Recently we had some caterpillars that we got to watch grow, form their chrysalises, and hatch into butterflies. But during the excitement of it all we noticed that one of the butterfly's wings wasn't expanding like it was suppose to and upon further investigation we realized that not only had its wing not formed all the way but two legs were also under developed. It couldn't really fly or walk.
So we carefully took it out of the habitat and gave it some space and help to get the sugar water to eat and a spot to rest on cotton that would help it be able to balance better.
And we had a good talk about it.
"Just because his wing is different, does that make him less special or less of a butterfly?"
"No!" my girls chimed.
And we all realized how much that little guy got into our hearts and how we wanted to protect him and help him to feel safe and happy.
The whole experience became a great segue into talking to our girls about people with disabilities and for our service project this month.
While searching the awesome website of justserve.org, I came upon a center for people with disabilities that was asking for anyone to come perform any kind of music for their members. Kids love to sing! So we contacted the organization, set up a time, practiced a little 15 minute program and then we were ready! (We also invited some other family to come sing with us because the more the merrier!)

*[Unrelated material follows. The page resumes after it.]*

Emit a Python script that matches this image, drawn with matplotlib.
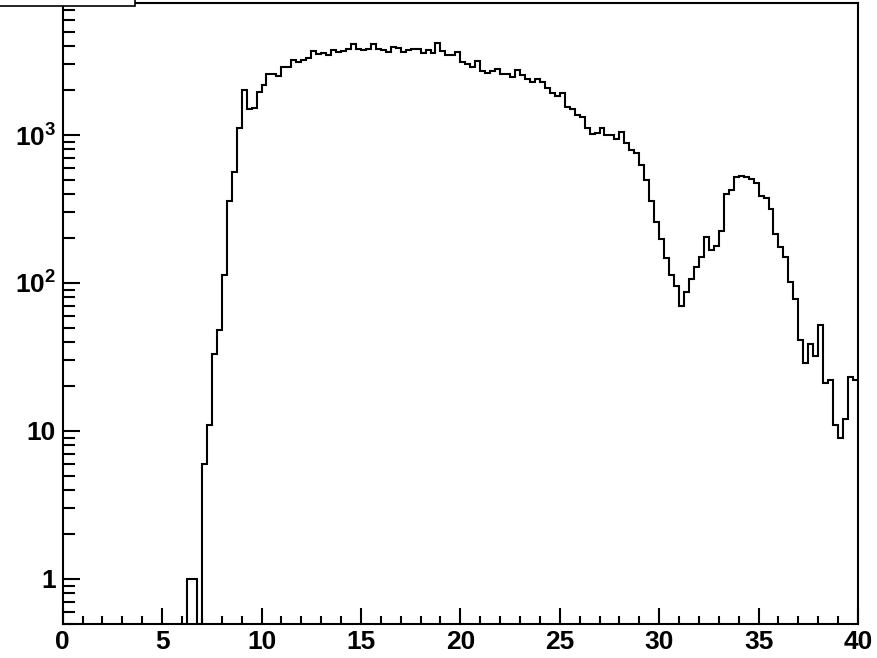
import numpy as np
import matplotlib
matplotlib.use("Agg")
import matplotlib.pyplot as plt
from matplotlib.ticker import LogLocator, FuncFormatter, MultipleLocator, NullFormatter
from matplotlib.patches import Rectangle

plt.rcParams['font.family'] = ['Liberation Sans', 'DejaVu Sans']
plt.rcParams['font.weight'] = 'bold'
plt.rcParams['mathtext.fontset'] = 'custom'
plt.rcParams['mathtext.rm'] = 'Liberation Sans:bold'
plt.rcParams['mathtext.bf'] = 'Liberation Sans:bold'
plt.rcParams['mathtext.it'] = 'Liberation Sans:bold'

# histogram: 160 bins from 0 to 40
x_min, x_max, n_bins = 0.0, 40.0, 160
counts = [0] * 25 + [1, 1, 0] + [
    6, 11, 33, 48, 114, 359, 561, 1120, 2015, 1490,             # 28-37
    1530, 1944, 2177, 2594, 2570, 2505, 2893, 2893, 3210, 3097,  # 38-47
    3210, 3296, 3710, 3520, 3562, 3452, 3750, 3630, 3710, 3790,  # 48-57
    4115, 3800, 3750, 3805, 4115, 3805, 3750, 3650, 3950, 3850,  # 58-67
    3630, 3750, 3790, 3805, 3595, 3750, 3600, 4160, 3710, 3470,  # 68-77
    3470, 3615, 3100, 3000, 2893, 3175, 2718, 2635, 2718, 2790,  # 78-87
    2583, 2583, 2454, 2749, 2541, 2390, 2291, 2378, 2291, 2067,  # 88-97
    1913, 1845, 1913, 1540, 1493, 1367, 1332, 1112, 1017, 1038,  # 98-107
    1122, 1000, 1000, 937, 1045, 880, 794, 761, 625, 498,        # 108-117
    356, 257, 198, 148, 113, 95, 70, 87, 107, 128,               # 118-127
    151, 206, 166, 178, 223, 399, 426, 519, 532, 524,            # 128-137
    504, 473, 388, 378, 316, 215, 175, 151, 101, 78,             # 138-147
    41, 29, 39, 32, 52, 21, 22, 11, 9, 12,                       # 148-157
    23, 22,                                                      # 158-159
]
y_min, y_max = 0.5, 7800.0
x_major = 5
x_minor = 1

counts = np.array(counts, dtype=float)
edges = np.linspace(x_min, x_max, n_bins + 1)

W, H = 878, 658
fig = plt.figure(figsize=(W / 100, H / 100), dpi=100)
left, right, bottom, top = 62.7, 858.0, 623.5, 3.0
ax = fig.add_axes([left / W, (H - bottom) / H, (right - left) / W, (bottom - top) / H])

plot_vals = np.where(counts > 0, counts, 1e-3)
ax.stairs(plot_vals, edges, color='black', linewidth=1.5, baseline=None)

ax.set_yscale('log')
ax.set_xlim(x_min, x_max)
ax.set_ylim(y_min, y_max)

ax.xaxis.set_major_locator(MultipleLocator(x_major))
ax.xaxis.set_minor_locator(MultipleLocator(x_minor))
ax.yaxis.set_major_locator(LogLocator(base=10, numticks=10))
ax.yaxis.set_minor_locator(LogLocator(base=10, subs=np.arange(2, 10), numticks=20))
ax.yaxis.set_minor_formatter(NullFormatter())


def yfmt(v, pos):
    e = int(round(np.log10(v)))
    if e == 0:
        return '1'
    if e == 1:
        return '10'
    return r'$10^{%d}$' % e


ax.yaxis.set_major_formatter(FuncFormatter(yfmt))

for s in ax.spines.values():
    s.set_linewidth(1.5)

ax.tick_params(axis='both', which='both', direction='in', top=False, right=False,
               width=1.5, labelsize=19)
ax.tick_params(axis='x', which='major', length=11.5, pad=5)
ax.tick_params(axis='x', which='minor', length=5.8)
ax.tick_params(axis='y', which='major', length=12, pad=5)
ax.tick_params(axis='y', which='minor', length=8.5)
for lab in ax.get_xticklabels() + ax.get_yticklabels():
    lab.set_fontweight('bold')

# partially visible title box at the top-left corner
fig.add_artist(Rectangle((-0.01, (H - 6) / H), 135 / W + 0.01, 0.03,
                         transform=fig.transFigure, facecolor='white',
                         edgecolor='black', linewidth=1.2, zorder=10, clip_on=False))

fig.savefig('out.png', dpi=100)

And seriously. Before I go I know its going to be a good experience but then during and afterwards there is something so profound that hits my gut and softens my heart. The kids enjoy it and feel good but they go about serving in a natural way, because it makes sense to their innocent hearts. But as an adult it has been impacting me in ways I didn't foresee.
And each service experience has perpetuated in some way. This time the center asked if we would come back once every other month to sing to them. I was surprised and humbled. The owner said, "They may not be able to express it in every way but music is so important to them, good for their hearts, and brings them so much happiness."
As we were leaving we took the girls around to say "hi" to some of the people. Honestly they were a little nervous at first. I took Hazel over to a woman who loved kids and was so happy. She couldn't talk but she held out her hand to Hazel, who hesitated. I told her it was okay and then she set her hand on the woman's hand and they held hands for a brief moment. I felt Hazel relax and then she smiled.
I saw my girls go from awareness, to understanding, and then to love- from holding a butterfly in our hands to holding hands with our fellow humans.